Please restate, exactly as written, the lines running from the beginning of the material through the line that has "12.75, 13.99, 14.6];" in it.
-*-*-
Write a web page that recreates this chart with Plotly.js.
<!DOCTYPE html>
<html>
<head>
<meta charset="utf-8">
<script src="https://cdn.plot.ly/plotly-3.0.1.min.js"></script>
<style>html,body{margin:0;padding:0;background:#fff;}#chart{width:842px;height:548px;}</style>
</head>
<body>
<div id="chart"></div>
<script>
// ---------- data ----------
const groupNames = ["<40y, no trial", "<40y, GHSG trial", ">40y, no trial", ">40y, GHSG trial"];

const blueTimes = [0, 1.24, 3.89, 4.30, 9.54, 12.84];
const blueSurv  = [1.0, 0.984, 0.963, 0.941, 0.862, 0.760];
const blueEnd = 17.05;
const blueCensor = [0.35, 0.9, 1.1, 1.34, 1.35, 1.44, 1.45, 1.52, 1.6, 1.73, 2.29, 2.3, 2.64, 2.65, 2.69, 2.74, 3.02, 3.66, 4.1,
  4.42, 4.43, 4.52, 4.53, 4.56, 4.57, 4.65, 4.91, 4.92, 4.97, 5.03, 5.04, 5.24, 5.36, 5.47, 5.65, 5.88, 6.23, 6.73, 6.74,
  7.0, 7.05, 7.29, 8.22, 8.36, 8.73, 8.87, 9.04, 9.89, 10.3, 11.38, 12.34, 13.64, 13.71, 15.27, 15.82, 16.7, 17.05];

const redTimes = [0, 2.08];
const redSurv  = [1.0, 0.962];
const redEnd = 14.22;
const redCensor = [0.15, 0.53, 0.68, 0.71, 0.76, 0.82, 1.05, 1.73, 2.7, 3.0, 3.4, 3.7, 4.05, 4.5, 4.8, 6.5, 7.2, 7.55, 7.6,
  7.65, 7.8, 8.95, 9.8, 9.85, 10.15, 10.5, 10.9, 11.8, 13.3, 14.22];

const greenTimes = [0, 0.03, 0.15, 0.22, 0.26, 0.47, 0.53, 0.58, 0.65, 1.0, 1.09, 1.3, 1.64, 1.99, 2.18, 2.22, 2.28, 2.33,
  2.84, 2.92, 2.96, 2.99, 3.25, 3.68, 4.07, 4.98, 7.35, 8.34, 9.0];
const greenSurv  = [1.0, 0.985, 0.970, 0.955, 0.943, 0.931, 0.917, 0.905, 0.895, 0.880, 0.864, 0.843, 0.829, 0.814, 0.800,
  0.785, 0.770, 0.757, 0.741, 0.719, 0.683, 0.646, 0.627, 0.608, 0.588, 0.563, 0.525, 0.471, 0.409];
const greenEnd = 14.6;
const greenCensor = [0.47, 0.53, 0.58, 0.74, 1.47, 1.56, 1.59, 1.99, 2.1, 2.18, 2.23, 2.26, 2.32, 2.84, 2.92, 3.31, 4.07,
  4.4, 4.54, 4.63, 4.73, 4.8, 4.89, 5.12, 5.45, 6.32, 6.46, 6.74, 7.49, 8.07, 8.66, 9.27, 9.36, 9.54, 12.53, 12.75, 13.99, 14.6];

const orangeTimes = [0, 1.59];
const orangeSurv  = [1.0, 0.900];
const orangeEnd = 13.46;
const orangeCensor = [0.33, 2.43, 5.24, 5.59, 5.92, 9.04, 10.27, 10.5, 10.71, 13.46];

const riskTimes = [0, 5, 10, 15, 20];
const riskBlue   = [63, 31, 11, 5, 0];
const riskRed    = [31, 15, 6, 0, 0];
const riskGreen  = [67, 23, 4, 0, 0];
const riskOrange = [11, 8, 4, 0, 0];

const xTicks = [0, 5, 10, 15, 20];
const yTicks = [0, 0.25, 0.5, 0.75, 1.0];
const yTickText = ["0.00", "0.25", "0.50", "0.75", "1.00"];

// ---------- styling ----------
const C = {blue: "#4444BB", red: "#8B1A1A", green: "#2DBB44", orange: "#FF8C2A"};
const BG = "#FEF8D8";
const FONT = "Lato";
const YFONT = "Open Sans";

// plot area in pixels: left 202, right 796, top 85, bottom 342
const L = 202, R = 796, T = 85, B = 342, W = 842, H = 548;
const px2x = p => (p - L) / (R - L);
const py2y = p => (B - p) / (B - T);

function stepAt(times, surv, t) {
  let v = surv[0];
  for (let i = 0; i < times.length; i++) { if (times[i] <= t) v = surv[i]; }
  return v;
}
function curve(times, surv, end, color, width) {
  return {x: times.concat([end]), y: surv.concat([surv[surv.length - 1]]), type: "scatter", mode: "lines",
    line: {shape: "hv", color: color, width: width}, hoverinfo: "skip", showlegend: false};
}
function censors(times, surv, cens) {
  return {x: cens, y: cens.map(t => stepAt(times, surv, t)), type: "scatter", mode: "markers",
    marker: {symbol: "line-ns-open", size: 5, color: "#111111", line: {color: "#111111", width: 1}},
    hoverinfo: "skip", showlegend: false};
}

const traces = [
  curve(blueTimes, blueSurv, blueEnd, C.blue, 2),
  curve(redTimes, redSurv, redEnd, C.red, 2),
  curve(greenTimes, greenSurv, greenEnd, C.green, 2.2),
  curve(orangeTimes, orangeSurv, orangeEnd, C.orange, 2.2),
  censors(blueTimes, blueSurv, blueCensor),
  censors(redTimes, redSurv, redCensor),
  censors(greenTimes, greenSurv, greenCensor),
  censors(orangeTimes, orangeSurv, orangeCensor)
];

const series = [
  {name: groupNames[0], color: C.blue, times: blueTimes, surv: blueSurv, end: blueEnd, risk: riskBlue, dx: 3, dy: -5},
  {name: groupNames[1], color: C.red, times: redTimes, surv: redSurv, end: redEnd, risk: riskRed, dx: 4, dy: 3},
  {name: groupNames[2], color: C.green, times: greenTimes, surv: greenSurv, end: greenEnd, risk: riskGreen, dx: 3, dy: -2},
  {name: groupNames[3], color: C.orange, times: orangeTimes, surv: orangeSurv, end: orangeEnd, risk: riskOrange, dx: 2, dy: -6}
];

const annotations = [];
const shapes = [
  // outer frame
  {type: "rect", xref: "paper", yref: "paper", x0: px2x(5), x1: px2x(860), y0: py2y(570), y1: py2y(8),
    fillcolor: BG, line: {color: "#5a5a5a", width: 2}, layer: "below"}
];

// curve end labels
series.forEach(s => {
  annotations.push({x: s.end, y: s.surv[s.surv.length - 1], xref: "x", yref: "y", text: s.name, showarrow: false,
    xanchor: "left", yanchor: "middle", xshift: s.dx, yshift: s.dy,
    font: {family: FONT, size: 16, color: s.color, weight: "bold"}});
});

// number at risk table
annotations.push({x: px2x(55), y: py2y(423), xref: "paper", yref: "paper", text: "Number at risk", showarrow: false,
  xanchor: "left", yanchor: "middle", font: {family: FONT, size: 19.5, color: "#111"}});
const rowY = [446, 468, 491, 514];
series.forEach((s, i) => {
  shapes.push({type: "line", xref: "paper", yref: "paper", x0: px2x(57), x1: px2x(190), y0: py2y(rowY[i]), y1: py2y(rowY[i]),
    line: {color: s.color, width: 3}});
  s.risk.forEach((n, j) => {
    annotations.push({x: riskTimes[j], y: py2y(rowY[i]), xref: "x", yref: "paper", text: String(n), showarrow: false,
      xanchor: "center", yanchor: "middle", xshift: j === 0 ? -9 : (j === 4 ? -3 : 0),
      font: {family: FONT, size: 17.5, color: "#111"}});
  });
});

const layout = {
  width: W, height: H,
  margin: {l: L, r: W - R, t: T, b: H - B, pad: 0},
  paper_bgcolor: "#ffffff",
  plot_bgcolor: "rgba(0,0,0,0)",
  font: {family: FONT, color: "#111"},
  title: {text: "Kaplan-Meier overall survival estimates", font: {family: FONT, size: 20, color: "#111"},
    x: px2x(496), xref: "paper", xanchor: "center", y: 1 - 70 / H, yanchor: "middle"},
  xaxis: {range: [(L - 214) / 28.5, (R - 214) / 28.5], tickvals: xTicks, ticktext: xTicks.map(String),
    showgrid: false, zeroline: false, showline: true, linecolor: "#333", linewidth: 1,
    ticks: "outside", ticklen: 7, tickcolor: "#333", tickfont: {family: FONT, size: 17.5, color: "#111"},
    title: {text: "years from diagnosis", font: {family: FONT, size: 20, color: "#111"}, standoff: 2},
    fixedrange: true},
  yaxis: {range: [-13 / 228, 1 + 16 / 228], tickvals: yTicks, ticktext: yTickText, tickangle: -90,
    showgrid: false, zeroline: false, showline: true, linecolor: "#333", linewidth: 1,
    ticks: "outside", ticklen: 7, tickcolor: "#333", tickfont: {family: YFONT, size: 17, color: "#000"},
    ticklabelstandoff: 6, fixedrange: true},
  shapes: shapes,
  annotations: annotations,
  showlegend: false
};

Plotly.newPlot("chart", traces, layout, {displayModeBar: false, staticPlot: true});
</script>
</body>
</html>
-*-*-
Complete output:
Write a web page that recreates this chart with Plotly.js.
<!DOCTYPE html>
<html>
<head>
<meta charset="utf-8">
<script src="https://cdn.plot.ly/plotly-3.0.1.min.js"></script>
<style>html,body{margin:0;padding:0;background:#fff;}#chart{width:842px;height:548px;}</style>
</head>
<body>
<div id="chart"></div>
<script>
// ---------- data ----------
const groupNames = ["<40y, no trial", "<40y, GHSG trial", ">40y, no trial", ">40y, GHSG trial"];

const blueTimes = [0, 1.24, 3.89, 4.30, 9.54, 12.84];
const blueSurv  = [1.0, 0.984, 0.963, 0.941, 0.862, 0.760];
const blueEnd = 17.05;
const blueCensor = [0.35, 0.9, 1.1, 1.34, 1.35, 1.44, 1.45, 1.52, 1.6, 1.73, 2.29, 2.3, 2.64, 2.65, 2.69, 2.74, 3.02, 3.66, 4.1,
  4.42, 4.43, 4.52, 4.53, 4.56, 4.57, 4.65, 4.91, 4.92, 4.97, 5.03, 5.04, 5.24, 5.36, 5.47, 5.65, 5.88, 6.23, 6.73, 6.74,
  7.0, 7.05, 7.29, 8.22, 8.36, 8.73, 8.87, 9.04, 9.89, 10.3, 11.38, 12.34, 13.64, 13.71, 15.27, 15.82, 16.7, 17.05];

const redTimes = [0, 2.08];
const redSurv  = [1.0, 0.962];
const redEnd = 14.22;
const redCensor = [0.15, 0.53, 0.68, 0.71, 0.76, 0.82, 1.05, 1.73, 2.7, 3.0, 3.4, 3.7, 4.05, 4.5, 4.8, 6.5, 7.2, 7.55, 7.6,
  7.65, 7.8, 8.95, 9.8, 9.85, 10.15, 10.5, 10.9, 11.8, 13.3, 14.22];

const greenTimes = [0, 0.03, 0.15, 0.22, 0.26, 0.47, 0.53, 0.58, 0.65, 1.0, 1.09, 1.3, 1.64, 1.99, 2.18, 2.22, 2.28, 2.33,
  2.84, 2.92, 2.96, 2.99, 3.25, 3.68, 4.07, 4.98, 7.35, 8.34, 9.0];
const greenSurv  = [1.0, 0.985, 0.970, 0.955, 0.943, 0.931, 0.917, 0.905, 0.895, 0.880, 0.864, 0.843, 0.829, 0.814, 0.800,
  0.785, 0.770, 0.757, 0.741, 0.719, 0.683, 0.646, 0.627, 0.608, 0.588, 0.563, 0.525, 0.471, 0.409];
const greenEnd = 14.6;
const greenCensor = [0.47, 0.53, 0.58, 0.74, 1.47, 1.56, 1.59, 1.99, 2.1, 2.18, 2.23, 2.26, 2.32, 2.84, 2.92, 3.31, 4.07,
  4.4, 4.54, 4.63, 4.73, 4.8, 4.89, 5.12, 5.45, 6.32, 6.46, 6.74, 7.49, 8.07, 8.66, 9.27, 9.36, 9.54, 12.53, 12.75, 13.99, 14.6];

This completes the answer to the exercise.